> **EXERCISE BRIEF**: Give an exact transcription of every line, dropping the images.

> **RECORDED INFORMATION**:
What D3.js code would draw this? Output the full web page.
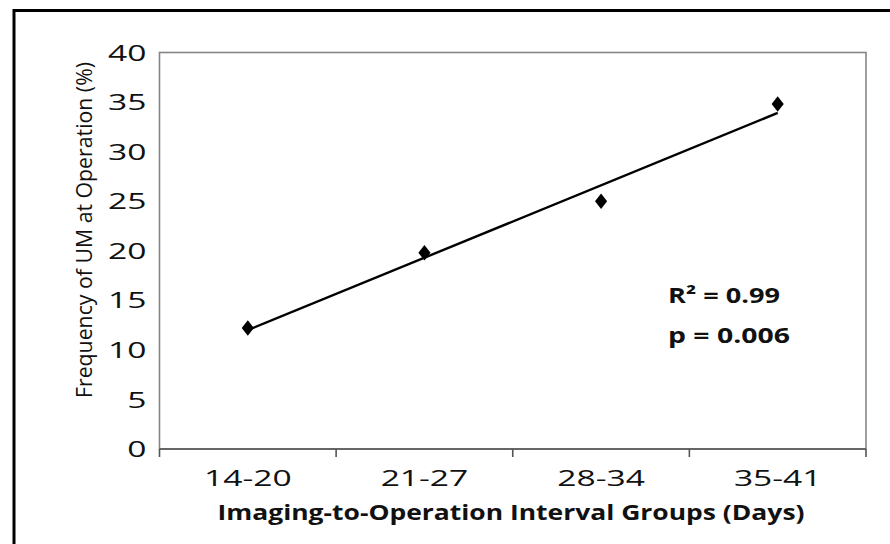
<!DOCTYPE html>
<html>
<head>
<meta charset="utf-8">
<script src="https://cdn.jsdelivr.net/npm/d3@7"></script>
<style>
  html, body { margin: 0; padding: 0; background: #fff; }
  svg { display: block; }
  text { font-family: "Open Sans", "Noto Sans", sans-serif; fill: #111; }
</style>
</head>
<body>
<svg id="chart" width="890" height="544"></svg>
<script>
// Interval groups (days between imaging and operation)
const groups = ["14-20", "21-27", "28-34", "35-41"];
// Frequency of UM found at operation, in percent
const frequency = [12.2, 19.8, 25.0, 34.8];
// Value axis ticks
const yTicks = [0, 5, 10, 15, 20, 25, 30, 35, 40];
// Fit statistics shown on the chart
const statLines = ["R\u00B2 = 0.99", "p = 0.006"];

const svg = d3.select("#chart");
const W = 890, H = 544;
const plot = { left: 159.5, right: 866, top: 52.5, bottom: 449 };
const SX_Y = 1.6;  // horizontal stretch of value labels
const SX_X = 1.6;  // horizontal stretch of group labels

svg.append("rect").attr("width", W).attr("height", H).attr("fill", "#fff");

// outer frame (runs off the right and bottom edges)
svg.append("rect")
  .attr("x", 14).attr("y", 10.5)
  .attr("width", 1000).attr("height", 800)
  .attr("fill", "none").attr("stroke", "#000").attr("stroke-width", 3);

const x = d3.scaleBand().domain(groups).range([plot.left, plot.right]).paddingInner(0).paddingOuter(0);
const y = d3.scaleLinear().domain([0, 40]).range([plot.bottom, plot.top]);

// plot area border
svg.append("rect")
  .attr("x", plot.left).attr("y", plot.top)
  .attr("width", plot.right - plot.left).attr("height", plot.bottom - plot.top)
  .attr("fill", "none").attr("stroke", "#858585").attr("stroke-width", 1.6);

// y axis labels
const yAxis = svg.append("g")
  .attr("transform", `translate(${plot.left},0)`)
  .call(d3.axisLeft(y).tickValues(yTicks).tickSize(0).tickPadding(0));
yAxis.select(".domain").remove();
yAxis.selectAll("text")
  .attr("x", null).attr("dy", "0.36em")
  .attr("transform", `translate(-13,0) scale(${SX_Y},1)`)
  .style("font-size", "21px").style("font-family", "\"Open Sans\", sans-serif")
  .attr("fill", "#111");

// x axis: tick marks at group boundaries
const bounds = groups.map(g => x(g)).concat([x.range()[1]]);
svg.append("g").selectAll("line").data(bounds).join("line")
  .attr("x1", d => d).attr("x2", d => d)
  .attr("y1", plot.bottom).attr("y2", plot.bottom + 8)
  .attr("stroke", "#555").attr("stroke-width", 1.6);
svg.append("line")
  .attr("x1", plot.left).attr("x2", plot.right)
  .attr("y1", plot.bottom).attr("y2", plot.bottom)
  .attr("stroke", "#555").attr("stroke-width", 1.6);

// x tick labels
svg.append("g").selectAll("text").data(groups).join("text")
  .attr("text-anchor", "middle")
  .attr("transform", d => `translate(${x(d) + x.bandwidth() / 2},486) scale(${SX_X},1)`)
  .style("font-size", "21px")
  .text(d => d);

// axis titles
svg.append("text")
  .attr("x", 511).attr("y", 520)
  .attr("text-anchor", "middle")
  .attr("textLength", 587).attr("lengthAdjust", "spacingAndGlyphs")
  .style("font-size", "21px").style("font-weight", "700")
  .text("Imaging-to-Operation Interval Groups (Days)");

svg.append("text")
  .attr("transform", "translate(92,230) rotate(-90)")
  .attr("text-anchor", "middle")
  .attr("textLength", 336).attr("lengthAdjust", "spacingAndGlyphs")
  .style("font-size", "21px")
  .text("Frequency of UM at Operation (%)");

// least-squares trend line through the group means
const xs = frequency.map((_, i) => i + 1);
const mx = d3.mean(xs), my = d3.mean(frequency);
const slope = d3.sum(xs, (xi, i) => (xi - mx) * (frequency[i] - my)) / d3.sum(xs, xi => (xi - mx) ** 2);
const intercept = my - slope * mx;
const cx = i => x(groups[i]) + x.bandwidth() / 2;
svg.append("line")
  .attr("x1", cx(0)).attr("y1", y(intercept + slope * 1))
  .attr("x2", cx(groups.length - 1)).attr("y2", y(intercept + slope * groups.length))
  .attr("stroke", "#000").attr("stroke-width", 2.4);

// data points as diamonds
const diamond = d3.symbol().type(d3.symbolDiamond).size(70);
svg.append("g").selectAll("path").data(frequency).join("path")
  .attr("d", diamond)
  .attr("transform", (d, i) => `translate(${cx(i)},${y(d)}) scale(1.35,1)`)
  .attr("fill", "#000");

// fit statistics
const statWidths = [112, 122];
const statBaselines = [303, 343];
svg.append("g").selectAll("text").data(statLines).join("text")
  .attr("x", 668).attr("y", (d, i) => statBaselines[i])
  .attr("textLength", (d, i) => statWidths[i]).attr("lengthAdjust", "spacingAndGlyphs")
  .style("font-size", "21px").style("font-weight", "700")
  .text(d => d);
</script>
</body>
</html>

> **SOLUTION BELOW**:
What D3.js code would draw this? Output the full web page.
<!DOCTYPE html>
<html>
<head>
<meta charset="utf-8">
<script src="https://cdn.jsdelivr.net/npm/d3@7"></script>
<style>
  html, body { margin: 0; padding: 0; background: #fff; }
  svg { display: block; }
  text { font-family: "Open Sans", "Noto Sans", sans-serif; fill: #111; }
</style>
</head>
<body>
<svg id="chart" width="890" height="544"></svg>
<script>
// Interval groups (days between imaging and operation)
const groups = ["14-20", "21-27", "28-34", "35-41"];
// Frequency of UM found at operation, in percent
const frequency = [12.2, 19.8, 25.0, 34.8];
// Value axis ticks
const yTicks = [0, 5, 10, 15, 20, 25, 30, 35, 40];
// Fit statistics shown on the chart
const statLines = ["R\u00B2 = 0.99", "p = 0.006"];

const svg = d3.select("#chart");
const W = 890, H = 544;
const plot = { left: 159.5, right: 866, top: 52.5, bottom: 449 };
const SX_Y = 1.6;  // horizontal stretch of value labels
const SX_X = 1.6;  // horizontal stretch of group labels

svg.append("rect").attr("width", W).attr("height", H).attr("fill", "#fff");

// outer frame (runs off the right and bottom edges)
svg.append("rect")
  .attr("x", 14).attr("y", 10.5)
  .attr("width", 1000).attr("height", 800)
  .attr("fill", "none").attr("stroke", "#000").attr("stroke-width", 3);

const x = d3.scaleBand().domain(groups).range([plot.left, plot.right]).paddingInner(0).paddingOuter(0);
const y = d3.scaleLinear().domain([0, 40]).range([plot.bottom, plot.top]);

// plot area border
svg.append("rect")
  .attr("x", plot.left).attr("y", plot.top)
  .attr("width", plot.right - plot.left).attr("height", plot.bottom - plot.top)
  .attr("fill", "none").attr("stroke", "#858585").attr("stroke-width", 1.6);

// y axis labels
const yAxis = svg.append("g")
  .attr("transform", `translate(${plot.left},0)`)
  .call(d3.axisLeft(y).tickValues(yTicks).tickSize(0).tickPadding(0));
yAxis.select(".domain").remove();
yAxis.selectAll("text")
  .attr("x", null).attr("dy", "0.36em")
  .attr("transform", `translate(-13,0) scale(${SX_Y},1)`)
  .style("font-size", "21px").style("font-family", "\"Open Sans\", sans-serif")
  .attr("fill", "#111");

// x axis: tick marks at group boundaries
const bounds = groups.map(g => x(g)).concat([x.range()[1]]);
svg.append("g").selectAll("line").data(bounds).join("line")
  .attr("x1", d => d).attr("x2", d => d)
  .attr("y1", plot.bottom).attr("y2", plot.bottom + 8)
  .attr("stroke", "#555").attr("stroke-width", 1.6);
svg.append("line")
  .attr("x1", plot.left).attr("x2", plot.right)
  .attr("y1", plot.bottom).attr("y2", plot.bottom)
  .attr("stroke", "#555").attr("stroke-width", 1.6);

// x tick labels
svg.append("g").selectAll("text").data(groups).join("text")
  .attr("text-anchor", "middle")
  .attr("transform", d => `translate(${x(d) + x.bandwidth() / 2},486) scale(${SX_X},1)`)
  .style("font-size", "21px")
  .text(d => d);

// axis titles
svg.append("text")
  .attr("x", 511).attr("y", 520)
  .attr("text-anchor", "middle")
  .attr("textLength", 587).attr("lengthAdjust", "spacingAndGlyphs")
  .style("font-size", "21px").style("font-weight", "700")
  .text("Imaging-to-Operation Interval Groups (Days)");

svg.append("text")
  .attr("transform", "translate(92,230) rotate(-90)")
  .attr("text-anchor", "middle")
  .attr("textLength", 336).attr("lengthAdjust", "spacingAndGlyphs")
  .style("font-size", "21px")
  .text("Frequency of UM at Operation (%)");

// least-squares trend line through the group means
const xs = frequency.map((_, i) => i + 1);
const mx = d3.mean(xs), my = d3.mean(frequency);
const slope = d3.sum(xs, (xi, i) => (xi - mx) * (frequency[i] - my)) / d3.sum(xs, xi => (xi - mx) ** 2);
const intercept = my - slope * mx;
const cx = i => x(groups[i]) + x.bandwidth() / 2;
svg.append("line")
  .attr("x1", cx(0)).attr("y1", y(intercept + slope * 1))
  .attr("x2", cx(groups.length - 1)).attr("y2", y(intercept + slope * groups.length))
  .attr("stroke", "#000").attr("stroke-width", 2.4);

// data points as diamonds
const diamond = d3.symbol().type(d3.symbolDiamond).size(70);
svg.append("g").selectAll("path").data(frequency).join("path")
  .attr("d", diamond)
  .attr("transform", (d, i) => `translate(${cx(i)},${y(d)}) scale(1.35,1)`)
  .attr("fill", "#000");

// fit statistics
const statWidths = [112, 122];
const statBaselines = [303, 343];
svg.append("g").selectAll("text").data(statLines).join("text")
  .attr("x", 668).attr("y", (d, i) => statBaselines[i])
  .attr("textLength", (d, i) => statWidths[i]).attr("lengthAdjust", "spacingAndGlyphs")
  .style("font-size", "21px").style("font-weight", "700")
  .text(d => d);
</script>
</body>
</html>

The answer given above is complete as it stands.